>> Start

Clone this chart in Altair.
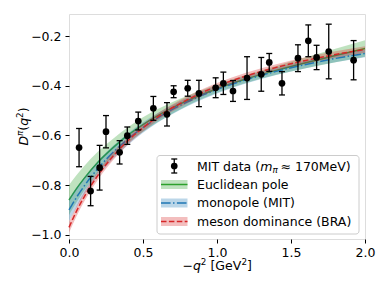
import altair as alt
import pandas as pd

FONT = "DejaVu Sans"

# MIT lattice data points
q2 = [0.068, 0.146, 0.207, 0.250, 0.342, 0.394, 0.468, 0.570, 0.662, 0.707, 0.802, 0.878,
      0.991, 1.043, 1.108, 1.203, 1.299, 1.353, 1.439, 1.547, 1.617, 1.673, 1.755, 1.923]
D = [-0.649, -0.824, -0.730, -0.585, -0.668, -0.601, -0.542, -0.491, -0.515, -0.424, -0.410, -0.431,
     -0.408, -0.390, -0.421, -0.369, -0.354, -0.306, -0.390, -0.289, -0.219, -0.286, -0.262, -0.297]
err = [0.077, 0.059, 0.090, 0.065, 0.047, 0.035, 0.036, 0.048, 0.047, 0.024, 0.032, 0.053,
       0.040, 0.045, 0.042, 0.086, 0.068, 0.036, 0.047, 0.054, 0.064, 0.049, 0.110, 0.079]

# model curves
xg = [0.0, 0.05, 0.1, 0.2, 0.3, 0.4, 0.5, 0.6, 0.8, 1.0, 1.2, 1.4, 1.6, 1.8, 2.0]
green_c = [-0.860, -0.815, -0.775, -0.705, -0.648, -0.598, -0.556, -0.520, -0.460, -0.412, -0.372, -0.338, -0.307, -0.278, -0.250]
green_w = [0.060, 0.055, 0.050, 0.042, 0.036, 0.032, 0.029, 0.026, 0.020, 0.016, 0.016, 0.018, 0.022, 0.027, 0.033]
blue_c = [-0.900, -0.850, -0.806, -0.730, -0.667, -0.614, -0.568, -0.529, -0.465, -0.415, -0.375, -0.342, -0.314, -0.290, -0.270]
blue_w = [0.045, 0.040, 0.035, 0.030, 0.026, 0.023, 0.021, 0.019, 0.017, 0.016, 0.015, 0.015, 0.015, 0.015, 0.015]
red_c = [-0.970, -0.906, -0.850, -0.757, -0.682, -0.620, -0.569, -0.525, -0.456, -0.402, -0.360, -0.326, -0.298, -0.274, -0.254]
red_w = [0.022, 0.020, 0.019, 0.017, 0.016, 0.015, 0.015, 0.014, 0.014, 0.013, 0.013, 0.013, 0.013, 0.013, 0.013]

GREEN, BLUE, RED = "#2ca02c", "#1f77b4", "#d62728"

pts = pd.DataFrame({"x": q2, "y": D, "e": err})
pts["lo"] = pts["y"] - pts["e"]
pts["hi"] = pts["y"] + pts["e"]

xs = alt.Scale(domain=[0, 2], nice=False, zero=False, padding=0)
ys = alt.Scale(domain=[-1.017, -0.111], nice=False, zero=False, padding=0)
common_ax = dict(format=".1f", title=None, grid=False, domain=False, tickSize=4,
                 labelFontSize=12.5, labelFont=FONT, labelColor="black", tickColor="black",
                 labelFlush=False, labelOverlap=False)
xax = alt.Axis(values=[0, 0.5, 1.0, 1.5, 2.0], labelPadding=3, **common_ax)
yax = alt.Axis(values=[-1.0, -0.8, -0.6, -0.4, -0.2], labelPadding=4, **common_ax)
X = lambda f: alt.X(f, type="quantitative", scale=xs, axis=xax)
Y = lambda f: alt.Y(f, type="quantitative", scale=ys, axis=yax)


def model(c, w, color, dash):
    df = pd.DataFrame({"x": xg, "c": c, "w": w})
    df["lo"] = df["c"] - df["w"]
    df["hi"] = df["c"] + df["w"]
    band = alt.Chart(df).mark_area(color=color, opacity=0.3, interpolate="monotone").encode(
        x=X("x"), y=Y("lo"), y2="hi:Q")
    lk = dict(color=color, strokeWidth=1.5, interpolate="monotone")
    if dash:
        lk["strokeDash"] = dash
    line = alt.Chart(df).mark_line(**lk).encode(x=X("x"), y=Y("c"))
    return band + line


one = pd.DataFrame({"k": [0]})
TS = 12.5
SS = 8.75


def txt(s, x, y, size=TS, style=None, align="left", baseline="middle", angle=None):
    kw = dict(text=s, align=align, baseline=baseline, fontSize=size, font=FONT, color="black")
    if style:
        kw["fontStyle"] = style
    if angle is not None:
        kw["angle"] = angle
    return alt.Chart(one).mark_text(**kw).encode(x=alt.value(x), y=alt.value(y))


def rule(x1, x2, y1, y2, color, width=1.5, dash=None):
    kw = dict(color=color, strokeWidth=width)
    if dash:
        kw["strokeDash"] = dash
    return alt.Chart(one).mark_rule(**kw).encode(
        x=alt.value(x1), x2=alt.value(x2), y=alt.value(y1), y2=alt.value(y2))


def patch(x1, x2, y1, y2, color):
    return alt.Chart(one).mark_rect(color=color, opacity=0.3).encode(
        x=alt.value(x1), x2=alt.value(x2), y=alt.value(y1), y2=alt.value(y2))


layers = [model(green_c, green_w, GREEN, None),
          model(blue_c, blue_w, BLUE, [9.6, 2.4, 1.5, 2.4]),
          model(red_c, red_w, RED, [5.5, 2.4])]

bars = alt.Chart(pts).mark_rule(color="black", strokeWidth=1.3).encode(x=X("x"), y=Y("lo"), y2="hi:Q")
capdf = pd.concat([pts.assign(yy=pts["lo"]), pts.assign(yy=pts["hi"])])
caps = alt.Chart(capdf).mark_point(shape="M -1 0 L 1 0", size=36, strokeWidth=1.3, color="black",
                                   opacity=1, filled=False).encode(x=X("x"), y=Y("yy"))
dots = alt.Chart(pts).mark_circle(size=45, color="black", opacity=1).encode(x=X("x"), y=Y("y"))
layers += [bars, caps, dots]

# legend (drawn in plot pixel coordinates)
box = alt.Chart(one).mark_rect(fill="white", fillOpacity=0.8, stroke="#cccccc", strokeWidth=1,
                               cornerRadius=3).encode(
    x=alt.value(88), x2=alt.value(290), y=alt.value(141.5), y2=alt.value(220))
layers.append(box)
rows = [152, 170.5, 189, 207.5]
sx1, sx2, sxc, tx = 92, 118.5, 105.25, 128
layers += [rule(sxc, sxc, rows[0] - 7, rows[0] + 7, "black", 1.3),
           rule(sxc - 3, sxc + 3, rows[0] - 7, rows[0] - 7, "black", 1.3),
           rule(sxc - 3, sxc + 3, rows[0] + 7, rows[0] + 7, "black", 1.3),
           alt.Chart(one).mark_circle(size=45, color="black", opacity=1).encode(
               x=alt.value(sxc), y=alt.value(rows[0]))]
for r, col, dash in [(rows[1], GREEN, None), (rows[2], BLUE, [9.6, 2.4, 1.5, 2.4]), (rows[3], RED, [5.5, 2.4])]:
    layers.append(patch(sx1, sx2, r - 4.5, r + 4.5, col))
    layers.append(rule(sx1, sx2, r, r, col, 1.5, dash))

lb = rows[0] + 4.5  # baseline of first legend row
layers += [txt("MIT data (", tx, lb, baseline="alphabetic"),
           txt("m", tx + 63.3, lb, style="italic", baseline="alphabetic"),
           txt("π", tx + 75.5, lb + 2.5, size=SS, style="italic", baseline="alphabetic"),
           txt("≈ 170MeV)", tx + 83.5, lb, baseline="alphabetic"),
           txt("Euclidean pole", tx, rows[1]),
           txt("monopole (MIT)", tx, rows[2]),
           txt("meson dominance (BRA)", tx, rows[3])]

# x axis title:  −q² [GeV²]
xb = 256
layers += [txt("−", 113.4, xb, baseline="alphabetic"),
           txt("q", 123.9, xb, style="italic", baseline="alphabetic"),
           txt("2", 131.8, xb - 5, size=SS, baseline="alphabetic"),
           txt("[GeV", 141.4, xb, baseline="alphabetic"),
           txt("2", 172.4, xb - 5, size=SS, baseline="alphabetic"),
           txt("]", 178.0, xb, baseline="alphabetic")]

# y axis title:  D^π(q²)  (rotated)
yb = -41.5
layers += [txt("D", yb, 131.6, style="italic", baseline="alphabetic", angle=270),
           txt("π", yb - 5, 122.0, size=SS, style="italic", baseline="alphabetic", angle=270),
           txt("(", yb, 116.7, baseline="alphabetic", angle=270),
           txt("q", yb, 111.8, style="italic", baseline="alphabetic", angle=270),
           txt("2", yb - 5, 103.9, size=SS, baseline="alphabetic", angle=270),
           txt(")", yb, 98.3, baseline="alphabetic", angle=270)]

chart = alt.layer(*layers).properties(
    width=296, height=225, autosize="none",
    padding={"left": 61, "top": 6, "right": 14, "bottom": 44},
).configure_view(stroke="#666666", strokeWidth=1).configure(background="white")

chart.save("out.html", embed_options={"renderer": "svg", "actions": False})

>> End

> Aim: Quote, please, every line of the material above from its start through the line that has "0.049, 0.110, 0.079]", reproducing the words exactly and dropping any images.

> Written solution:
Clone this chart in Altair.
import altair as alt
import pandas as pd

FONT = "DejaVu Sans"

# MIT lattice data points
q2 = [0.068, 0.146, 0.207, 0.250, 0.342, 0.394, 0.468, 0.570, 0.662, 0.707, 0.802, 0.878,
      0.991, 1.043, 1.108, 1.203, 1.299, 1.353, 1.439, 1.547, 1.617, 1.673, 1.755, 1.923]
D = [-0.649, -0.824, -0.730, -0.585, -0.668, -0.601, -0.542, -0.491, -0.515, -0.424, -0.410, -0.431,
     -0.408, -0.390, -0.421, -0.369, -0.354, -0.306, -0.390, -0.289, -0.219, -0.286, -0.262, -0.297]
err = [0.077, 0.059, 0.090, 0.065, 0.047, 0.035, 0.036, 0.048, 0.047, 0.024, 0.032, 0.053,
       0.040, 0.045, 0.042, 0.086, 0.068, 0.036, 0.047, 0.054, 0.064, 0.049, 0.110, 0.079]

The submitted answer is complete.